William Fisher University of Hertfordshire, UK
The objective of the current research is to consider the concept of a 'good' teacher. The focus of the research is based on the views of students and lecturers at a University Business School.
The research has demonstrated that there is no precise definition of good teaching. In fact, any review of the literature will demonstrate that teaching is a multidimensional concept. Any consideration of a 'good' teacher is not only linked to teaching but also to learning, learning styles, assessment, and evaluation. There are many models of teaching and learning and numerous attempts had been made to identifying the dimensions of good teaching. This has led to a number of theories being purported and numerous suggestions for practical applications. Whether such guidance can be applied to every set of undergraduate students in every educational institution must surely be debatable, given the culture, academic achievement, subject studied, and mix of students.
Primary research has been and is continuing to be gathered through the use of a questionnaire methodology. In designing the questionnaire, focus groups of final year auditing students were used in order to tailor the questions to the relevant population. The questionnaire attempts to collect data on the concept of the 'good' teacher as well as the dimensions and characteristics of teaching. It also considered the perceptions relating to research and teaching in higher education. An initial sample of 196 was
taken from a University Business School to compare the views of students with each other and with the views of lecturers. In particular first year undergraduates were compared to final year undergraduates to ascertain differences in views and possible changes that may occur over time. Lecturers were compared to all students and also separately to first year and final year students to discover whether significant differences in views exist. Both category analysis and statistical analysis were then used to identify and explain any differences found.
The conclusion to the initial research highlights the major differences found in the views of the respective groups. The full results of the initial analysis have led to over 60 significant (at the 95% level) or very significant results (at the 99% level). The interpretation of the results leads to an awareness of the differences in perception of the three groups being analysed.

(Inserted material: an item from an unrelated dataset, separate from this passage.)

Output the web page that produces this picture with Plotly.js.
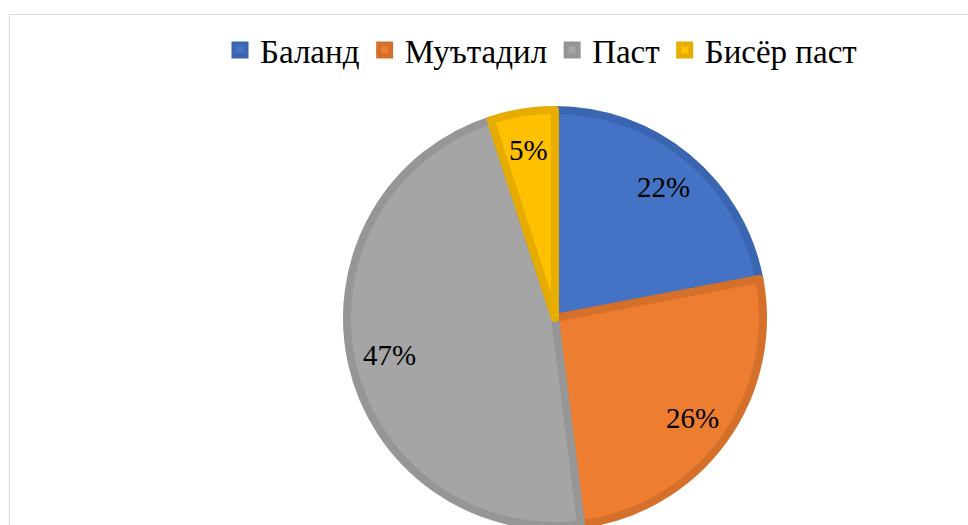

The concepts of the 'na´ve learner' and the 'developed learner' came from the research and this in turn led to the development of the learning continuum model referred to as the 'ND Learning Continuum'. Basically, this model demonstrates that over time students will place less reliance on the lecturer and also become more responsible for their own learning. Where students are initially placed on the continuum will depend on their previous exposure to education as well as the success of their own individual learning styles.
The aim of the presentation at conference will be to initially outline the research [using an OHP] and then to discuss the model known as the 'ND Learning Continuum'.